I visited Intel again to verify the logic in April 1970, only to find that the project had made little progress since I had returned to Japan-all Intel had done in the intervening months was to hire one development engineer and two layout designers for the project. There was no logic design engineer. Consequently, I joined the design group and took charge of the logic design of the 4004 CPU, logic simulation, layout checking, and test program generation. Busicom in Tokyo took charge of building a CPU emulator for logic verification.
I designed the logic at the transistor level instead of the gate level so that it could be used for both the circuit and the layout designs. First, I clearly defined the interface signals between the functional modules and then made a detailed functional block diagram of the 4004 CPU before proceeding with the detailed logic design. Figure 4 shows the block diagram of the 4004 CPU. This was an important step; back in the 1970s, the success of a microprocessor development depended largely on the quality of its detailed block diagram.

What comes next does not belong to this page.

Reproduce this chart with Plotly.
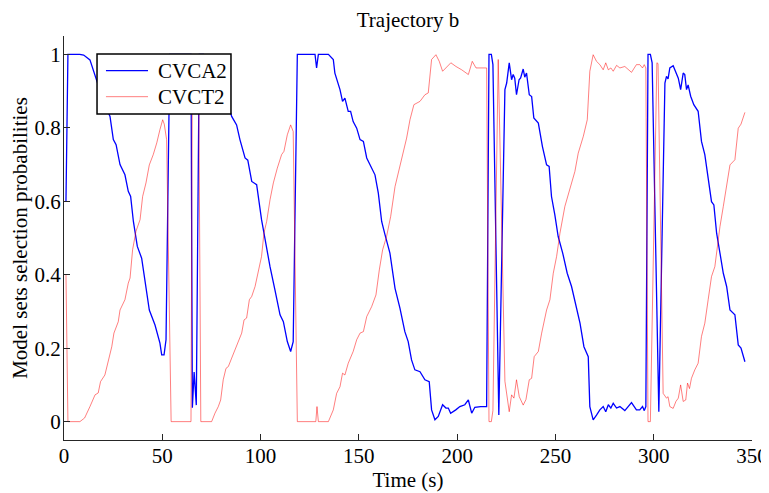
import plotly.graph_objects as go

# Time stamps (s) and selection probability of model set CVCA2
t_cvca2 = [1, 2, 8, 10, 13.2, 16.6, 19, 21, 23.4, 25.1, 26.5, 28.5, 31, 32.7, 33.9, 35.3, 37.3, 39.5,
           41.2, 43.4, 46.3, 48.8, 49.7, 50.9, 51.9, 53.8, 64.6, 65.3, 66.2, 67.3, 68.8, 71, 74, 77,
           80, 82.5, 85.3, 87.8, 89.5, 92.1, 93.5, 95.5, 98, 100.5, 102.2, 104.8, 107.3, 109.9, 111.6,
           113.6, 115.3, 116.6, 118.7, 127.7, 128.5, 129.4, 134.5, 137, 137.8, 140.4, 141.7, 142.9,
           144.6, 145.8, 147.1, 148.9, 150.6, 152.3, 154, 156.5, 158.2, 159.9, 161.6, 163.3, 165.8,
           168.4, 170.9, 173.4, 175.1, 176.8, 178.5, 181.1, 183.6, 185.8, 187, 188.7, 190.4, 192.6,
           194.3, 195.5, 196.7, 199.3, 201.4, 203.9, 205.7, 207.4, 209, 212, 215.0, 216.2, 217.4,
           218.2, 221.2, 224.3, 225.2, 226.5, 227.7, 228.5, 229.3, 230.2, 231.5, 232.3, 233.6, 234.4,
           235.3, 236.7, 237.9, 239, 241.3, 243.4, 245.5, 246.8, 248, 249.7, 251.4, 253.7, 256, 258.2,
           260.8, 262.5, 264.5, 266.7, 267.5, 269.2, 270.9, 272.6, 274.3, 275.6, 276.9, 278.2, 279.4,
           281.1, 282.8, 285.3, 288.7, 291.2, 292.9, 294.3, 295.2, 296.0, 297.1, 298.3, 299.2, 302.6,
           305.7, 306.5, 307.3, 308.2, 309.9, 311.3, 312.5, 313.7, 315, 315.8, 316.7, 317.5, 318.8,
           320.4, 322.6, 324.3, 326, 327.7, 329.4, 330.6, 332, 333.7, 335.4, 337.1, 338.8, 341.3, 343,
           344.4, 346.4]
p_cvca2 = [0.60, 1.0, 1.0, 0.998, 0.985, 0.927, 0.89, 0.86, 0.831, 0.768, 0.754, 0.70, 0.672, 0.627,
           0.613, 0.545, 0.477, 0.445, 0.386, 0.304, 0.263, 0.214, 0.182, 0.182, 0.223, 1.0, 1.0, 0.038,
           0.135, 0.045, 1.0, 1.0, 0.99, 0.965, 0.925, 0.88, 0.831, 0.808, 0.768, 0.718, 0.712, 0.654,
           0.645, 0.55, 0.495, 0.422, 0.359, 0.291, 0.272, 0.218, 0.191, 0.218, 1.0, 1.0, 0.963, 1.0,
           1.0, 0.986, 0.949, 0.904, 0.872, 0.881, 0.845, 0.845, 0.817, 0.799, 0.768, 0.763, 0.718,
           0.69, 0.672, 0.622, 0.545, 0.509, 0.459, 0.363, 0.309, 0.245, 0.218, 0.168, 0.141, 0.136,
           0.114, 0.109, 0.032, 0.005, 0.014, 0.046, 0.037, 0.037, 0.023, 0.032, 0.041, 0.046, 0.059,
           0.023, 0.039, 0.041, 0.041, 1.0, 1.0, 0.972, 0.018, 0.904, 0.922, 0.977, 0.931, 0.945, 0.935,
           0.890, 0.931, 0.936, 0.960, 0.938, 0.949, 0.890, 0.885, 0.827, 0.813, 0.749, 0.699, 0.695,
           0.613, 0.563, 0.504, 0.459, 0.404, 0.368, 0.304, 0.268, 0.204, 0.177, 0.041, 0.005, 0.018,
           0.032, 0.041, 0.027, 0.046, 0.037, 0.050, 0.037, 0.041, 0.030, 0.052, 0.032, 0.032, 0.041,
           0.030, 0.041, 1.0, 1.0, 0.977, 0.027, 0.922, 0.940, 0.933, 0.963, 0.969, 0.949, 0.935,
           0.904, 0.949, 0.945, 0.904, 0.917, 0.886, 0.863, 0.845, 0.763, 0.727, 0.663, 0.599, 0.59,
           0.513, 0.459, 0.404, 0.368, 0.304, 0.291, 0.209, 0.2, 0.163]

# Time stamps (s) and selection probability of model set CVCT2
t_cvct2 = [1, 2, 8.1, 10.5, 13.2, 15.8, 17.4, 18.6, 20.8, 22.6, 24.3, 25.4, 27.6, 28.5, 31, 32.7, 33.6,
           34.9, 36.6, 38.7, 40, 41.7, 43.4, 45.4, 47.2, 48.8, 50.2, 51.0, 52.2, 54.5, 64.6, 65.3,
           66.2, 67.3, 68.5, 69.6, 75.1, 76.8, 78.5, 79.7, 81, 82.4, 83.6, 85.3, 87, 88.7, 90.4, 91.6,
           92.9, 94.3, 95.5, 97.2, 98.8, 100.5, 101.7, 103.1, 104.8, 106.5, 108.5, 110.7, 111.9, 113.6,
           115.3, 116.6, 118.7, 128.1, 128.7, 129.4, 134.5, 137, 138.7, 140.4, 141.7, 142.9, 144.6,
           147.1, 148.9, 150.6, 152.3, 154, 156.5, 158.7, 160.4, 162.1, 164.1, 166.2, 168.4, 170.6,
           172.3, 174.3, 176, 178, 181.1, 183.6, 185.3, 187, 189.2, 190.9, 192.6, 194.7, 196.8, 199.4,
           202.3, 205.7, 207.7, 209.6, 212, 215.0, 216.2, 217.4, 218.2, 220.9, 224.3, 225.2, 226.5,
           227.7, 228.9, 230.2, 231.6, 233.6, 235, 236.7, 237.9, 239.2, 241.3, 243, 245.5, 247.2,
           248.9, 250.6, 252.3, 254.8, 257.4, 259.9, 261.6, 264.2, 266.2, 267.5, 269.2, 270.9, 272.6,
           274.3, 275.6, 276.9, 278.2, 279.4, 281.1, 282.8, 285.3, 288.7, 291.2, 292.9, 294.3, 295.2,
           296.0, 297.1, 298.3, 301.6, 302.2, 304.8, 306.5, 307.3, 308.2, 309.9, 311.3, 312.5, 313.7,
           315, 316.3, 317.2, 318.2, 319.2, 320.9, 322.6, 324.3, 326, 327.7, 329.4, 331.1, 332.3,
           333.7, 335.4, 337.1, 338.8, 341.3, 343, 344.4, 346.4]
p_cvct2 = [0.40, 0.0, 0.0, 0.01, 0.041, 0.073, 0.078, 0.109, 0.127, 0.168, 0.204, 0.241, 0.272, 0.304,
           0.332, 0.377, 0.391, 0.468, 0.518, 0.55, 0.613, 0.65, 0.699, 0.727, 0.759, 0.795, 0.822,
           0.81, 0.768, 0.0, 0.0, 0.96, 0.865, 0.955, 0.95, 0.0, 0.0, 0.023, 0.041, 0.059, 0.114,
           0.145, 0.15, 0.173, 0.195, 0.218, 0.241, 0.277, 0.282, 0.332, 0.341, 0.368, 0.413, 0.45,
           0.513, 0.545, 0.604, 0.65, 0.69, 0.727, 0.736, 0.781, 0.808, 0.79, 0.0, 0.0, 0.041, 0.0,
           0.0, 0.032, 0.077, 0.095, 0.132, 0.127, 0.159, 0.191, 0.223, 0.241, 0.245, 0.286, 0.313,
           0.345, 0.413, 0.468, 0.504, 0.559, 0.64, 0.69, 0.731, 0.772, 0.822, 0.863, 0.872, 0.89,
           0.895, 0.986, 0.999, 0.981, 0.954, 0.967, 0.977, 0.967, 0.958, 0.945, 0.981, 0.963, 0.963,
           0.963, 0.0, 0.0, 0.03, 0.986, 0.11, 0.077, 0.027, 0.073, 0.064, 0.114, 0.068, 0.045, 0.06,
           0.114, 0.118, 0.177, 0.191, 0.241, 0.304, 0.332, 0.404, 0.45, 0.513, 0.586, 0.631, 0.681,
           0.731, 0.777, 0.822, 0.954, 0.999, 0.981, 0.972, 0.958, 0.977, 0.958, 0.963, 0.954, 0.97,
           0.963, 0.967, 0.951, 0.972, 0.972, 0.963, 0.972, 0.963, 0.0, 0.0, 0.977, 0.975, 0.077,
           0.064, 0.068, 0.041, 0.036, 0.055, 0.064, 0.1, 0.055, 0.059, 0.105, 0.09, 0.118, 0.141,
           0.159, 0.232, 0.268, 0.332, 0.395, 0.422, 0.477, 0.531, 0.586, 0.64, 0.699, 0.713, 0.799,
           0.81, 0.842]

series_names = ["CVCA2", "CVCT2"]
x_ticks = [0, 50, 100, 150, 200, 250, 300, 350]
y_ticks = [0, 0.2, 0.4, 0.6, 0.8, 1]
y_tick_text = ["0", "0.2", "0.4", "0.6", "0.8", "1"]

FONT = "Liberation Serif"
BLUE = dict(color="#0000FF", width=1.3)
RED = dict(color="rgba(255,0,0,0.5)", width=1)

fig = go.Figure()
fig.add_trace(go.Scatter(x=t_cvca2, y=p_cvca2, mode="lines", name=series_names[0], line=BLUE))
fig.add_trace(go.Scatter(x=t_cvct2, y=p_cvct2, mode="lines", name=series_names[1], line=RED))

axis_common = dict(showgrid=False, zeroline=False, showline=True, linecolor="#262626",
                   linewidth=1, ticks="inside", ticklen=6, tickcolor="#262626",
                   tickfont=dict(family=FONT, size=21, color="black"), mirror=False,
                   automargin=False)

# The page body has an 8px margin, so the figure is sized/offset to fill the 769x493 window.
W, H = 761, 485
# Legend box drawn in axes-paper coordinates (matching the MATLAB-style boxed legend)
shapes = [
    dict(type="rect", xref="paper", yref="paper", x0=0.048, x1=0.2427, y0=0.807, y1=0.9554,
         fillcolor="white", line=dict(color="black", width=1.5), layer="above"),
    dict(type="line", xref="paper", yref="paper", x0=0.061, x1=0.1221, y0=0.9141, y1=0.9141,
         line=BLUE, layer="above"),
    dict(type="line", xref="paper", yref="paper", x0=0.061, x1=0.1221, y0=0.8498, y1=0.8498,
         line=RED, layer="above"),
]
annotations = [
    dict(text=series_names[0], xref="paper", yref="paper", x=0.1337, y=0.9141,
         xanchor="left", yanchor="middle", showarrow=False,
         font=dict(family=FONT, size=21, color="black")),
    dict(text=series_names[1], xref="paper", yref="paper", x=0.1337, y=0.8498,
         xanchor="left", yanchor="middle", showarrow=False,
         font=dict(family=FONT, size=21, color="black")),
]

fig.update_layout(
    width=W, height=H,
    margin=dict(l=56, r=17, t=28, b=53, autoexpand=False),
    paper_bgcolor="white", plot_bgcolor="white",
    font=dict(family=FONT, size=21, color="black"),
    title=dict(text="Trajectory b", x=400 / W, xanchor="center",
               y=1 - 12 / H, yanchor="middle", yref="container",
               font=dict(family=FONT, size=21, color="black")),
    xaxis=dict(range=[0, 350], tickvals=x_ticks, ticktext=[str(v) for v in x_ticks],
               ticklabelstandoff=-3,
               title=dict(text="Time (s)", standoff=0, font=dict(family=FONT, size=21)),
               **axis_common),
    yaxis=dict(range=[-0.05, 1.05], tickvals=y_ticks, ticktext=y_tick_text,
               ticklabelstandoff=-2,
               title=dict(text="Model sets selection probabilities", standoff=2,
                          font=dict(family=FONT, size=21)),
               **axis_common),
    showlegend=False,
    shapes=shapes,
    annotations=annotations,
)

fig.write_html("out.html")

Reducing the Transistor Count
Because we chose a three-transistor DRAM cell for the address stack and the index register, each cell contained one read bit line and one write bit line. First of all, an address incrementer was built in the refresh circuit of the address stack and was executable in one state by using two interleaved clocks. Next, in order to calculate early the total number of transistors needed, the logic design started from those modules that used relatively large number of transistors. Those modules were the index register (402 transistors), the address stack with an address incrementer (374), the instruction register (72), the timing circuit (99), the command control (100), and the system bus interface control (92), which brought the total number of transistors used to 1139. This meant that it would be impossible to design the 4004 CPU within the 2,000-transistor limit that was first estimated by Intel in the proposal. The logic design was now reaching its completion. In order to simplify the logic-and thereby reduce the transistor count-we decided that any machine cycle would be composed of eight states (A1, A2, A3, M1, M2, X1, X2, and X3). A combinational logic circuit was used for instruction execution control, and constructed with signals of the instruction decoder (48 PLA terms), the instruction encoder (6 terms), state timing, and machine cycle timing. A major challenge at this point-and critical for logic simplification-was optimizing by balancing the selection of the instruction decoders and encoders with the number of combinational logic circuits.
Next, taking the overall layout into consideration, I carefully designed the ALU module (329 transistors), including the accumulator and decimal adjust circuit, the instruction decoder and encoder (269), and the instruction execution control module (500). Then, to reduce testing time, I decided to send the accumulator and the carry flag out to the system bus when it was idle. In the end, the number of transistors used for the 4004 totaled 2,237.
Only One Logic Error
In the logic simulation carried out in August 1970, only one logic error was found. Consequently, the layout of the 4004 was almost the same as the transistor-based logic circuit schematics that I drew in the last phase of the logic design. I have been feeling that after Busicom transferred the rights to the 4004 to Intel in 1974, Busicom's contribution to the 4004 development faded out.
Back to the Desktop Calculator
After completing the test program generation and the layout checking, I flew back to Japan in November 1970 and returned to my original work of developing the printing desktop calculator. At Busicom, I built an engineering prototype with the 4004 CPU, 4001 ROM emulator, 4002 RAM, 4003 SR, a card reader, and a control panel with display. The program for the calculator was completed in March 1971. The total program size was kept to within 1,000 B, with approximately 250 B allocated for the application program, 400 B for the macroinstruction program, and 350 B for the interpretive routine, keyboard control, and printer control. Figure 5 shows the motherboard of the 4004-based printing desktop calculator. Figure 6 shows the world's first microprocessor-based calculator.
The Moment of Truth
The long-awaited moment finally came in April 1971 when the 4004 CPU arrived at Haneda Airport. After some simple testing of the 4004 CPU, the 1-Kbyte program was loaded into the ROM emulator via a card reader. Now all I had to do was push and release the reset button of the engineering prototype. While not being afraid of failure, I was also fully aware that the outcome of the two-year project would be determined in that one moment. I pushed the reset button, but hesitated for a while before releasing it; once released, the final result would be inescapable.
After a deep breath, I took the plunge and released the button. The calculator activated, and the program started to run. The address display of the program counter indicated that the keyboard scan program was executing. Unable to wait any longer, I pressed the number keys and then the addition key. It felt like I waited forever for the printer to start. Finally, the printer roared into life, and the numbers and addition symbol I had input were printed out. I pressed some more number keys, the addition key, and the equal key at the end. "It's working!" I felt my heart pounding and my entire body flash hot with excitement, while my head alone remained sober. This was the very moment of the birth of the world's first microprocessor, the 4004, and the microprocessor-based system. I still remember vividly the feel of the reset button on the prototype model, the hopes and fears I felt, and my racing heartbeat when I released that button.
More Innovative Microprocessors
After the 4004-based calculator had been successfully developed, I moved to Ricoh Corp. There, using NEC's NEAC-M4 8-b minicomputer, I designed a controller for a high-speed printer and a production tester for a drum memory. Then I joined Intel in 1972 and developed the 8-b 8080 microprocessor, as well as the 8080 peripheral LSI chips as supervising engineer (Figure 7 ). I moved on to Zilog and developed the Z80, which later came to be called the ultimate 8-b microprocessor. I returned to Japan in 1980 after completing the development of the 16-b Z8000 microprocessor.
My life as a development engineer was enriched by my decade-long active involvement in developing innovative microprocessors, and I look back with nostalgia on those exciting pioneering days.